Marianne Gaettens recalls an Open House at her home in The Village of Arbour Trails encouraging residents to get a feeling for what life is like in each of the neighbourhoods throughout the continuum of care. Marianne is among those who live independently with very little need of support, but the village supports many other residents requiring varying levels of care, from assisted living in Egerton neighbourhood to full support in Emma’s for people living with the ever-changing symptoms of dementia and memory loss.
When she visited Emma’s that day, she came to the realization that some of the residents living there once lived independently as she did. Progression of illness or a sudden catastrophic event such as a stroke or a fall had forced their move to a neighbourhood where their more complex needs could be met, but they were still her neighbours.
After that visit she chose to spend more time in Emma’s, if only to sit with someone who rarely welcomes visitors and hold their hand while sharing a bit of comfortable conversation. “I do have time on my hands,” she says, when asked about her time volunteering. “I like to get involved and if I can do something for somebody else it gives me a sort of feeling that I’m still useful.”
When her husband passed away in the fall of 2016, not long after they moved to Arbour Trails, Marianne felt the emptiness that accompanies such grief, and offering a bit of herself to others helps fill that space somewhat.

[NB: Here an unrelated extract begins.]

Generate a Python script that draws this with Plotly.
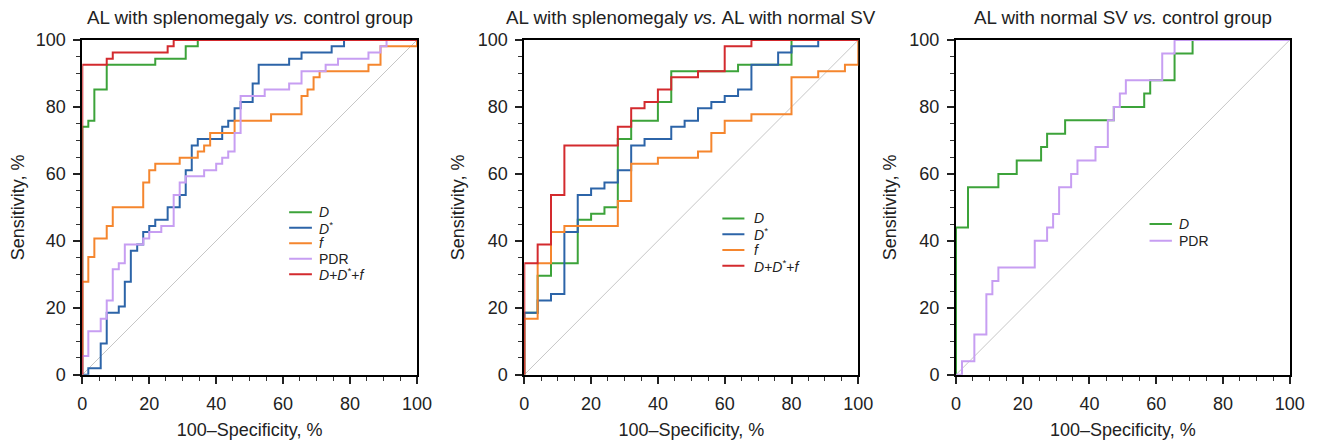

People who live in Emma’s may face memory loss and other challenges due to the progression of their illness or the dementia affecting their brain, but they still know and appreciate the value of kindness and friendship, and Marianne is happy to offer that in small ways when she is able.

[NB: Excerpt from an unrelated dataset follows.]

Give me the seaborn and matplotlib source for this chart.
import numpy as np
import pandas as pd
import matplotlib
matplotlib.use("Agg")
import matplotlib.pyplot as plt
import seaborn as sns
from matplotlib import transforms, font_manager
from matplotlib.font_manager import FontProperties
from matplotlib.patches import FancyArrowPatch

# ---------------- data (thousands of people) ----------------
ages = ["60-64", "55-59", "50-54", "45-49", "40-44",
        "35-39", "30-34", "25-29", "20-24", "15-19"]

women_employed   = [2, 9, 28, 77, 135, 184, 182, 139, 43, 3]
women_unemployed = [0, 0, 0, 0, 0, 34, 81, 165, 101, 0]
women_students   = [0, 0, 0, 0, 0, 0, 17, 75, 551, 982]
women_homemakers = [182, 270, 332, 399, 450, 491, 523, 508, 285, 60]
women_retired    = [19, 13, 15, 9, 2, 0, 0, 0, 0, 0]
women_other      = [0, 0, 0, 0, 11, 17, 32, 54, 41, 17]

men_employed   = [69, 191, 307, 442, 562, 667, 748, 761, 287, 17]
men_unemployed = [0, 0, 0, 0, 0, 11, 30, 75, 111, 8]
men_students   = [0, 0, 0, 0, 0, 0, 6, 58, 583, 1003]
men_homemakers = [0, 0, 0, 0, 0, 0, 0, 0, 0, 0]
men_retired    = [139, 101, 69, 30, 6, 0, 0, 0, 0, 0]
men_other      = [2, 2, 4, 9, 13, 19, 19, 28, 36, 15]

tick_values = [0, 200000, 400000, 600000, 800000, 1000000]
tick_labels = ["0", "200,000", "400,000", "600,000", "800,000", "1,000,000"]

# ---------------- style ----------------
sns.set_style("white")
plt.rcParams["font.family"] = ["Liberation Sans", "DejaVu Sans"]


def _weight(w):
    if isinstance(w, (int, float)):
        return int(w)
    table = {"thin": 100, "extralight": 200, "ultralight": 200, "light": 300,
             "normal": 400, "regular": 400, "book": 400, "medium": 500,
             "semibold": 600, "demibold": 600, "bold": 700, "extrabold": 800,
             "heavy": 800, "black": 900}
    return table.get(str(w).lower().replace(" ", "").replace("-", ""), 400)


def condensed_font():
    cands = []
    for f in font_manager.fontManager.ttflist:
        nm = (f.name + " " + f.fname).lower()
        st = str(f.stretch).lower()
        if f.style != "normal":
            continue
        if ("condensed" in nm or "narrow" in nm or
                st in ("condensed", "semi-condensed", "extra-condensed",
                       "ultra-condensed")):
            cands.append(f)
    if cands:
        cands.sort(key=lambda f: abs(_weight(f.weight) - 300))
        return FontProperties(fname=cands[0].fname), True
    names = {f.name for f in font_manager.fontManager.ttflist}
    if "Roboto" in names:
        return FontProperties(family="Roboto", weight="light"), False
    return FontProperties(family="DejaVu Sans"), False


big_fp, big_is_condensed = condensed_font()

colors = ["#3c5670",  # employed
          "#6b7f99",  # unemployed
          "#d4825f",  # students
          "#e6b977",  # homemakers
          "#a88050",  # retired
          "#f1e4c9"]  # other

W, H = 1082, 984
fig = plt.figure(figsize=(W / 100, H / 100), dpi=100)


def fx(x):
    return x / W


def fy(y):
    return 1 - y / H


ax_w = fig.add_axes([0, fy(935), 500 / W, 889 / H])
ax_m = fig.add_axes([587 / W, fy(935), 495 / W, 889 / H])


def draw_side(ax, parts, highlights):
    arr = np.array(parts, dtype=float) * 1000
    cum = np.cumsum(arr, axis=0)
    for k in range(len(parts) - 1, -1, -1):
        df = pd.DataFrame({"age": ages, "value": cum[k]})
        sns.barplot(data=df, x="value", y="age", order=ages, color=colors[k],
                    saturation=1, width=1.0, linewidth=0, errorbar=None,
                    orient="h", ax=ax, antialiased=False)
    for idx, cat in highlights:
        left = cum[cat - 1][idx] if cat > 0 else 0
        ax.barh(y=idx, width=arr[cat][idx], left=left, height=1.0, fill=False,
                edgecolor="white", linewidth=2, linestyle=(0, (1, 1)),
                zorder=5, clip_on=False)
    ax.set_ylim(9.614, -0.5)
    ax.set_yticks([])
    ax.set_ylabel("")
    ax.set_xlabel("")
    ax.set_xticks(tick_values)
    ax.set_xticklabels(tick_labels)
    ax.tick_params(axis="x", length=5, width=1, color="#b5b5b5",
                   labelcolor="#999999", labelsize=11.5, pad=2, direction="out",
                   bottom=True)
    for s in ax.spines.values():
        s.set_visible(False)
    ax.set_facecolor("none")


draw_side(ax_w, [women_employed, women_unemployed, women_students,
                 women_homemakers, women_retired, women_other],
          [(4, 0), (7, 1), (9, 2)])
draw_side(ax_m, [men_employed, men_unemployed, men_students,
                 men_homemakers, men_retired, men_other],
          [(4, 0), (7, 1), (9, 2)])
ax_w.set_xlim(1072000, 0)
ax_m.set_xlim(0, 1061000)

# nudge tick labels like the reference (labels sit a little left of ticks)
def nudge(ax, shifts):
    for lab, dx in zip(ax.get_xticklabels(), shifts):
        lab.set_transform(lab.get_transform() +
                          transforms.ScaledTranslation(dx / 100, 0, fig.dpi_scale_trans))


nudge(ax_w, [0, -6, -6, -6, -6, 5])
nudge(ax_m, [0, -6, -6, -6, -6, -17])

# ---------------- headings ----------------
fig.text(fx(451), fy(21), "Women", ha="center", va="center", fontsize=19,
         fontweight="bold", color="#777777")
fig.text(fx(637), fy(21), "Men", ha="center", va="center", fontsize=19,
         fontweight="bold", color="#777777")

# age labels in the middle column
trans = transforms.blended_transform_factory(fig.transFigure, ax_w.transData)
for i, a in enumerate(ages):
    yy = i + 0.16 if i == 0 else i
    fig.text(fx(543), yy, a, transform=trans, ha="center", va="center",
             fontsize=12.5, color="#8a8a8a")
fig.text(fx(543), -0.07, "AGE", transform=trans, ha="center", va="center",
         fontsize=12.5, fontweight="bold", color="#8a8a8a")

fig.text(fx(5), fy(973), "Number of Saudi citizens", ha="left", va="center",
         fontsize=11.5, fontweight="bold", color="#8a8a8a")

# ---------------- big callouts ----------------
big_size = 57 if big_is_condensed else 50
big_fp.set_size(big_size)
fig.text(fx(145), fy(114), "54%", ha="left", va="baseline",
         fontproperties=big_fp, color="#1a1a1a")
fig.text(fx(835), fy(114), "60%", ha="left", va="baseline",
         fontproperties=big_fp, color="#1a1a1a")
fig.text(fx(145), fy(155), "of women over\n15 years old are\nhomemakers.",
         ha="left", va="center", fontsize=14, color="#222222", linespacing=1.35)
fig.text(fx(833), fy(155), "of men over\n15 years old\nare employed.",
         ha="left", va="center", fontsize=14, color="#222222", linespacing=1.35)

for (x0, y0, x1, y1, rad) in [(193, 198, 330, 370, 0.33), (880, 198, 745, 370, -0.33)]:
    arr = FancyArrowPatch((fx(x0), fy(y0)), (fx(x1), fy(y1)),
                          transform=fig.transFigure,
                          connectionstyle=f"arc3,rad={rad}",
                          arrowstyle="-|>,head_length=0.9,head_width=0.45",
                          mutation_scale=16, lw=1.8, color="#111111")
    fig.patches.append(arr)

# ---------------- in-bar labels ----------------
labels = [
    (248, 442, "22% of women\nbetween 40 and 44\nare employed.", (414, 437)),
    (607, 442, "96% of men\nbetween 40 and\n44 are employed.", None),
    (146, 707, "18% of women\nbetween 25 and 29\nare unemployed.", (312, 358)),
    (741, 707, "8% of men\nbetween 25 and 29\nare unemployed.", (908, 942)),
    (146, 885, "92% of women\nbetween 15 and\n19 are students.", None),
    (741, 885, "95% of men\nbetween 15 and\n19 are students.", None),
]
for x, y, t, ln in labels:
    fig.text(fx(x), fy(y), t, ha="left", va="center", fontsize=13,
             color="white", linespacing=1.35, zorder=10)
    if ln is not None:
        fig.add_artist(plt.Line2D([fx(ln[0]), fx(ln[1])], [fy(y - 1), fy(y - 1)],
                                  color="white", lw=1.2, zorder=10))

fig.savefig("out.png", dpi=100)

There is a gentleman with a German background like hers, for example, so Marianne arrived in Emma’s one day with a large book containing pictures of old Germany, and together they glanced through it. He knew all the cities and many of the landmarks, and found pleasure revisiting them with her. That is the beauty of being a regular volunteer: you get to know each person and their likes and their needs, helping create more meaning in each visit.
The value Marianne finds in volunteering her time in small ways adds up, she says, and she encourages other residents who are able to look at what they might offer their fellow residents in other neighbourhoods.
“A lot of people are a little bit afraid,” Marianne says, “but to me these are still the same people; it’s just they may have lost some of their memory, but it’s easy to connect. All they want is to see another person and know that they’re not forgotten.”